Terkait intervensi China agar ASEAN sedikit melunak terhadap Myanmar dengan mengundang Jenderal Min Aung Hlaing, Teuku Faizasyah tidak dapat mengomentari. Namun pastinya China juga mendorong agar konflik di negara tersebut selesai.
Seperti diketahui KTT ASEAN-China kembali digelar pada Senin (22/11). Pertemuan itu tanpa utusan junta Myanmar yang memang tidak diundang. Menurut laporan Reuters, Indonesia, Malaysia, Singapura, dan Brunei menolak tawaran China untuk melibatkan pemimpin junta Myanmar Jenderal Min Aung Hlaing pada pertemuan KTT China-ASEAN pada Senin (22/11). Seorang diplomat Indonesia mengatakan, hanya tokoh nonpolitik Myanmar yang bisa hadir dalam KTT ASEAN.
China sendri tampaknya menerima keputusan tersebut. Dalam pidatonya Presiden China Xi Jinping bahkan mengatakan bahwa ASEAN adalah teman baik China. "China merupakan dan akan selalu menjadi tetangga, teman dan mitra yang baik bagi ASEAN," kata Xi seperti dikutip media pemerintah Cina, Senin (22/11).
Xi Jinping juga menegaskan Beijing tidak 'merundung' negara-negara tetangganya yang lebih kecil. Ia berjanji akan bekerja sama dengan ASEAN untuk menghilangkan 'intervensi'.
Pengamat geopolifik Asia Tenggara, Johs Kurlantzik menggambarkan bahwa perebutan kekuasan di Myanmar adalah sebuah 'bencana' bagi kebanyakan pihak berkepentingan di Beijing.
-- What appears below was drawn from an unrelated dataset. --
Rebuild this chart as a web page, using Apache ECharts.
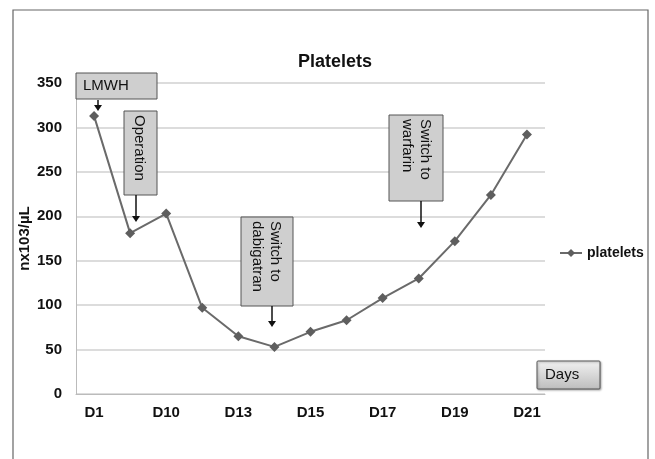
<!DOCTYPE html>
<html>
<head>
<meta charset="utf-8">
<script src="https://cdn.jsdelivr.net/npm/echarts@6/dist/echarts.min.js"></script>
<style>
html,body{margin:0;padding:0;background:#fff;}
#c{width:655px;height:459px;}
</style>
</head>
<body>
<div id="c"></div>
<script>
const categories = ['D1','D8','D10','D12','D13','D14','D15','D16','D17','D18','D19','D20','D21'];
const plateletValues = [313, 181, 203, 97, 65, 53, 70, 83, 108, 130, 172, 224, 292];
const yTicks = {min: 0, max: 350, interval: 50};
const titleText = 'Platelets';
const seriesName = 'platelets';
const yAxisName = 'nx103/µL';
const annotations = ['LMWH', 'Operation', 'Switch to\ndabigatran', 'Switch to\nwarfarin', 'Days'];

const chart = echarts.init(document.getElementById('c'), null, {renderer: 'canvas'});
const FONT = 'Liberation Sans, Arial, sans-serif';

function arrow(x, y1, y2) {
  return [
    {type: 'line', shape: {x1: x, y1: y1, x2: x, y2: y2 - 2}, style: {stroke: '#111', lineWidth: 1.5}, z: 100},
    {type: 'polygon', shape: {points: [[x - 4, y2 - 6], [x + 4, y2 - 6], [x, y2]]}, style: {fill: '#111'}, z: 100}
  ];
}
function box(x, y, w, h) {
  return {type: 'rect', shape: {x: x, y: y, width: w, height: h},
    style: {fill: '#cfcfcf', stroke: '#555', lineWidth: 1}, z: 90};
}
function vtext(cx, top, text) {
  return {type: 'text', x: cx, y: top, rotation: -Math.PI / 2,
    style: {text: text, x: 0, y: 0, align: 'left', verticalAlign: 'middle',
      font: '15px ' + FONT, fill: '#111', lineHeight: 18}, z: 95};
}

const graphics = [
  // outer frame
  {type: 'polyline', shape: {points: [[13, 459], [13, 10], [648, 10], [648, 459]]},
    style: {stroke: '#666', lineWidth: 1.2, fill: null}, z: 1},
  // LMWH
  box(76, 73, 81, 26),
  {type: 'text', x: 83, y: 86, style: {text: annotations[0], align: 'left', verticalAlign: 'middle',
    font: '15px ' + FONT, fill: '#111'}, z: 95},
  ...arrow(98, 100, 111),
  // Operation
  box(124, 111, 33, 84),
  vtext(139.5, 115, annotations[1]),
  ...arrow(136, 195, 222),
  // Switch to dabigatran
  box(241, 217, 52, 89),
  vtext(266, 221, annotations[2]),
  ...arrow(272, 306, 327),
  // Switch to warfarin
  box(389, 115, 54, 86),
  vtext(416, 119, annotations[3]),
  ...arrow(421, 201, 228),
  // Days
  {type: 'rect', shape: {x: 537, y: 361, width: 63, height: 28, r: 1},
    style: {fill: new echarts.graphic.LinearGradient(0, 0, 0, 1, [
      {offset: 0, color: '#f2f2f2'}, {offset: 1, color: '#bdbdbd'}]),
      stroke: '#555', lineWidth: 1, shadowBlur: 2, shadowColor: 'rgba(0,0,0,0.3)', shadowOffsetX: 1, shadowOffsetY: 1}, z: 90},
  {type: 'text', x: 545, y: 375, style: {text: annotations[4], align: 'left', verticalAlign: 'middle',
    font: '15px ' + FONT, fill: '#111'}, z: 95}
];

chart.setOption({
  animation: false,
  backgroundColor: '#fff',
  title: {text: titleText, left: 330, top: 48, textAlign: 'center',
    textStyle: {fontFamily: FONT, fontSize: 18, fontWeight: 'bold', color: '#111'}},
  legend: {data: [seriesName], left: 554, top: 241, itemWidth: 22, itemHeight: 10, itemGap: 4,
    textStyle: {fontFamily: FONT, fontSize: 14, fontWeight: 'bold', color: '#111'}},
  grid: {left: 76, right: 110, top: 83, bottom: 65, containLabel: false},
  xAxis: {
    type: 'category', data: categories, boundaryGap: true,
    axisLine: {lineStyle: {color: '#bbb', width: 1}},
    axisTick: {show: false},
    axisLabel: {interval: 1, margin: 11, fontFamily: FONT, fontSize: 15, fontWeight: 'bold', color: '#111'}
  },
  yAxis: {
    type: 'value', min: yTicks.min, max: yTicks.max, interval: yTicks.interval,
    name: yAxisName, nameLocation: 'middle', nameGap: 44, nameRotate: 90, nameMoveOverlap: false,
    nameTextStyle: {fontFamily: FONT, fontSize: 15, fontWeight: 'bold', color: '#111'},
    axisLine: {show: true, lineStyle: {color: '#bbb'}},
    axisTick: {show: false},
    splitLine: {lineStyle: {color: '#d0d0d0', width: 1.5}},
    axisLabel: {margin: 14, fontFamily: FONT, fontSize: 15, fontWeight: 'bold', color: '#111'}
  },
  series: [{
    name: seriesName, type: 'line', data: plateletValues,
    symbol: 'diamond', symbolSize: 10,
    lineStyle: {color: '#6a6a6a', width: 2},
    itemStyle: {color: '#5e5e5e'}
  }],
  graphic: graphics
});
</script>
</body>
</html>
China tidak suka dengan situasi di Myanmar saat ini.
"Saya pikir China tidak senang dengan situasi di Myanmar, dan ingin bekerja sama dengan ASEAN untuk memulihkan situasi di Myanmar menjadi lebih dekat, seperti sebelum kudeta yang menguntungkan China," ujarnya seperti dikutip Aljazirah.